Speaking of that foreign Nissan Frontier equivalent, while Nissan has been selling the dated Frontier in the US, the rest of the world has been driving the third-generation Navara. It had a facelift for 2020, but instead of Nissan USA bringing this to our shores, Nissan decided to build the recently-unveiled 2022 Frontier as a separate model entirely, meaning the Navara will never make its way stateside. It appears that Nissan found it more cost and energy-efficient to build North America a whole new truck rather than meet standards across continents and allow the automaker to shape the truck more effectively towards the uniquely American truck market.

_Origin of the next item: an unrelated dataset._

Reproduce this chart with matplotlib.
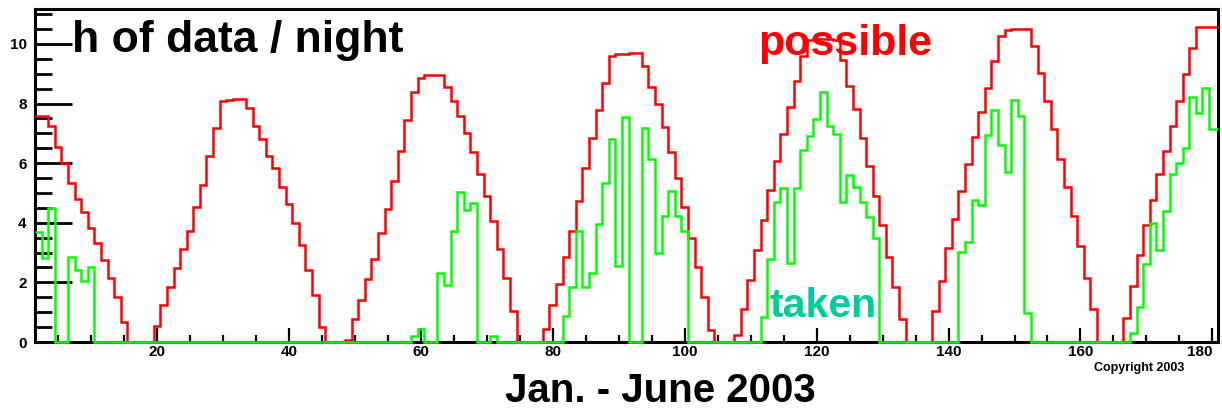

Not only will you likely not have heard of the Landtrek, but many in the US may not even be aware of the Peugeot brand. The Peugeot Landtrek is an interesting beast as it's not available in Europe, meaning it's also not available in Peugeot's home country of France. It's built specifically for Latin American and African markets where cheap and durable trucks are essential. The Landtrek is built in China in partnership with Changan Automobile and launched in Mexico in 2019. It's also known as the Changan Hunter in Chile and available with four-cylinder petrol or diesel engines. There has been speculation that the Fiat Chrysler merger with the PSA Group could lead to the Landtrek being rebadged as a RAM product, but even though it looks good in product photography, that seems absurd given it's built in China as an economy truck.
Mitsubishi is currently in a bad way in the US, to the point we have calendar alerts reminding us the Japanese company is still a thing here. Mitsubishi isn't exactly thriving elsewhere, but it does have solid offerings abroad. One of those is Mitsubishi Triton, a competitor to the Nissan Navara and the Toyota Hilux. Reviews of the Triton are generally positive and praise for being a pragmatic choice. It's also available in various trims, including a more luxury based GLS Premium and the sporty-looking GSR. Unfortunately, the GSR trim is an appearance package rather than an off-road spec. However, a more aggressive Predator model has been promised.

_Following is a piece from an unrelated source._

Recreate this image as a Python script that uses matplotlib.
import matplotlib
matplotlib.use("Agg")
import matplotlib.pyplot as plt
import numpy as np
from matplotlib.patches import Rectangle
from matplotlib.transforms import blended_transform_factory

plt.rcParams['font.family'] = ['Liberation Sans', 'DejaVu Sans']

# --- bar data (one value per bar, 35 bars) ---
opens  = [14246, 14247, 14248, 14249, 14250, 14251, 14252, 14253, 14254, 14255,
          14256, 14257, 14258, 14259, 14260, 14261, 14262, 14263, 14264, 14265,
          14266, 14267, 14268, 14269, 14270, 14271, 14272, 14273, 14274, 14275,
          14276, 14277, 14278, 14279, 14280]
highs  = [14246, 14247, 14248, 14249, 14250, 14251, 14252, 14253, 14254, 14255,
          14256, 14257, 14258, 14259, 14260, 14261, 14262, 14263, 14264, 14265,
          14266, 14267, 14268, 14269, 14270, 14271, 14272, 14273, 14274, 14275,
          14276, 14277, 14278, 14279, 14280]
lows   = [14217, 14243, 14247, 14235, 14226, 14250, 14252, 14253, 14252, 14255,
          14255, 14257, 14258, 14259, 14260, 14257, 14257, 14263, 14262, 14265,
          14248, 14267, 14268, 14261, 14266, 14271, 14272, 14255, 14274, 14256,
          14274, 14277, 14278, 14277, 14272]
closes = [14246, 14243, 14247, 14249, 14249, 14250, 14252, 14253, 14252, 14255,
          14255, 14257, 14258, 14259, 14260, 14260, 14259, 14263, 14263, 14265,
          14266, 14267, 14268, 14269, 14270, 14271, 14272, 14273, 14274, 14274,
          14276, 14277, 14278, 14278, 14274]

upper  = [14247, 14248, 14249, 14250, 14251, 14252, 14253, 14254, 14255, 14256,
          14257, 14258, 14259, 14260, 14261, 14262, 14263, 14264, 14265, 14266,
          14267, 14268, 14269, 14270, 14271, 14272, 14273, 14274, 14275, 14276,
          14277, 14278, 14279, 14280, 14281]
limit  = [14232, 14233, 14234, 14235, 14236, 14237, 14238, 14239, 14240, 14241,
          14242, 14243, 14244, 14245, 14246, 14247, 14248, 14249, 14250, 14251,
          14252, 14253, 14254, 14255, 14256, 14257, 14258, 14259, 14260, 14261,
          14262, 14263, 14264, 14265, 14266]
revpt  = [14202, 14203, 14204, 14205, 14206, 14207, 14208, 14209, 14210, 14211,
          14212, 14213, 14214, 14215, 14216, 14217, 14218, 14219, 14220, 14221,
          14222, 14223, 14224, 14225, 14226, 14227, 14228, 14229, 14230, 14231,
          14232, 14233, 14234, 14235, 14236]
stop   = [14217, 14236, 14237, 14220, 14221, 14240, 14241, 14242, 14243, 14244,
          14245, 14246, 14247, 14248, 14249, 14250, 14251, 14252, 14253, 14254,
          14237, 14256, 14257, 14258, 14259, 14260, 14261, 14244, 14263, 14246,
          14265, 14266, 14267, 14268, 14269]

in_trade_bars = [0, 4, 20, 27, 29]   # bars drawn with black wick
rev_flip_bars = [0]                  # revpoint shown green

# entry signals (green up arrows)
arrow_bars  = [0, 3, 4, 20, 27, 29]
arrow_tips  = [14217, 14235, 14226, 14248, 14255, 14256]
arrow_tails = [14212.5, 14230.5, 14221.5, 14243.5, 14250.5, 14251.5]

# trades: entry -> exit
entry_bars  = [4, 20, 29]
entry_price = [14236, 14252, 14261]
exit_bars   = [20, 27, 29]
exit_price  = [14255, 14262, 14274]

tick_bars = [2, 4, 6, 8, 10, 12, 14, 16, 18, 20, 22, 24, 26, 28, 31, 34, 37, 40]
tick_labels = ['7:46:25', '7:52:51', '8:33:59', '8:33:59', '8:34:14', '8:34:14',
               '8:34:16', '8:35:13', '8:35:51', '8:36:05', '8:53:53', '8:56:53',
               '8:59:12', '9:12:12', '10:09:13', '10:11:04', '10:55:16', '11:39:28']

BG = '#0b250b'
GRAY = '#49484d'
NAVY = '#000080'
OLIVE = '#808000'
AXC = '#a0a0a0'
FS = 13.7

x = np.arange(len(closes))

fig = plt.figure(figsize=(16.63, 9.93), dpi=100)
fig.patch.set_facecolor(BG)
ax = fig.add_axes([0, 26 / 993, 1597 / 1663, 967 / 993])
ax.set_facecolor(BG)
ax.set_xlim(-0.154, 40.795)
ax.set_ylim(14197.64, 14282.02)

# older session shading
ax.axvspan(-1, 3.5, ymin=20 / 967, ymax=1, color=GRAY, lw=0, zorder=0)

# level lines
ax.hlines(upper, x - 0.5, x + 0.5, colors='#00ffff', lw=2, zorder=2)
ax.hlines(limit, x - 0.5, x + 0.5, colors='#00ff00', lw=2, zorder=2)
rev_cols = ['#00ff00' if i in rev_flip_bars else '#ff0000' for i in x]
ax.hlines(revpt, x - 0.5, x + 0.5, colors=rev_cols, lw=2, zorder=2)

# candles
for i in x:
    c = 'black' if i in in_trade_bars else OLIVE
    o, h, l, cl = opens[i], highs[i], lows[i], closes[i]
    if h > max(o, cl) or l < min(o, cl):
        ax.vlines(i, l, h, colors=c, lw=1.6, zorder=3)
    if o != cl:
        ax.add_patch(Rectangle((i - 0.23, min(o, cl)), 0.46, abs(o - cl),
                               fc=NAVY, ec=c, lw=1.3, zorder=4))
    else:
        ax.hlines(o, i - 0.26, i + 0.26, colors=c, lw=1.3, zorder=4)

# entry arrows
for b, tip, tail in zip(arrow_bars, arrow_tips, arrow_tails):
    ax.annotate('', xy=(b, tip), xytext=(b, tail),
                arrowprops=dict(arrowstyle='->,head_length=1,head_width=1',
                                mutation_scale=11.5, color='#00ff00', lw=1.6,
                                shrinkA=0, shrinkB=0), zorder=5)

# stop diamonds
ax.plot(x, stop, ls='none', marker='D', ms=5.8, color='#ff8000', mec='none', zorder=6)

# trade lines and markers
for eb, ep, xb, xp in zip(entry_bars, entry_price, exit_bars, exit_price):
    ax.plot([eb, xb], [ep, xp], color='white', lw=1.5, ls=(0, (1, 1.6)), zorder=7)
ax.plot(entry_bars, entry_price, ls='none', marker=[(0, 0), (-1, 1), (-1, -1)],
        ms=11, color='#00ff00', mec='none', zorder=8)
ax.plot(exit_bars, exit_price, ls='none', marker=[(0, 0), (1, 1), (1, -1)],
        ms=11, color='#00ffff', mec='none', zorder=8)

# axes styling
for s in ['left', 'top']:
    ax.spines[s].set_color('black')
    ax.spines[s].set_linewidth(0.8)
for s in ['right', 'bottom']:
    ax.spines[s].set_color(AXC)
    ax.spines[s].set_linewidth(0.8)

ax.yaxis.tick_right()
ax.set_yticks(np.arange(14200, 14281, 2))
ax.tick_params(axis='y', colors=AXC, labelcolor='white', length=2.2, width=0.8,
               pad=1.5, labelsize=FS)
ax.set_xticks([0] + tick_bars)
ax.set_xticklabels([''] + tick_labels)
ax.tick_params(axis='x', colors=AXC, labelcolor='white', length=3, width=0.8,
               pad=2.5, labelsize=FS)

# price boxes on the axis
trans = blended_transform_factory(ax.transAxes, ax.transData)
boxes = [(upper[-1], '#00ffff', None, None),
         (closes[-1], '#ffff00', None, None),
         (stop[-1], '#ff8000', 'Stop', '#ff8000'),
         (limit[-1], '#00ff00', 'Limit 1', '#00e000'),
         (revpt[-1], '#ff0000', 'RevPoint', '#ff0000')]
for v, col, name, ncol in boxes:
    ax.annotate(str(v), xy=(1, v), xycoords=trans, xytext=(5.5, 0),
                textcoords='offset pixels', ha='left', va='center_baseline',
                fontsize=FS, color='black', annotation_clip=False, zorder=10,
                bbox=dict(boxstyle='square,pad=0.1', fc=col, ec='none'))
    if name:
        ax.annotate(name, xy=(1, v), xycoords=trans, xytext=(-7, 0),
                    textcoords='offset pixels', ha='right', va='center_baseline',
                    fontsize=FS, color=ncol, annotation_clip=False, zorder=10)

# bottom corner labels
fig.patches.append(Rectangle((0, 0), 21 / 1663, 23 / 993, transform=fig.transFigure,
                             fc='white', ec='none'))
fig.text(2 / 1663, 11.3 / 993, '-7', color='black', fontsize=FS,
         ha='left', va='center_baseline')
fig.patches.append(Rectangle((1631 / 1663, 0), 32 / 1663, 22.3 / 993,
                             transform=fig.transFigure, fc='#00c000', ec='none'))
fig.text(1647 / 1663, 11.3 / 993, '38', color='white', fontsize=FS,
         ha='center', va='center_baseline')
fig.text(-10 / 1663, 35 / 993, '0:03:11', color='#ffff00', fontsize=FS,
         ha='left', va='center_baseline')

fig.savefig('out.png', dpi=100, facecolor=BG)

While we mainly know Fiat as makers of small fun cars here in the US, the Italian automaker has a wider footprint in the rest of the work, including passenger trucks and commercial vehicles. Its mid-size truck is effectively a restyled Mitsubishi Triton the brand labels the Fullback, but its even littler Toro is a Latin America-only small lifestyle truck. It's built on the same unibody platform as the Jeep Renegade and Compass and has remarkably unique styling. The Toro's standard drivetrain is front-wheel drive with all-wheel drive as an option, along with a choice of four-cylinder gas and diesel engines. There's also a version available in Mexico called the Ram 700, which could, potentially, come to the US to rival the forthcoming Ford Maverick.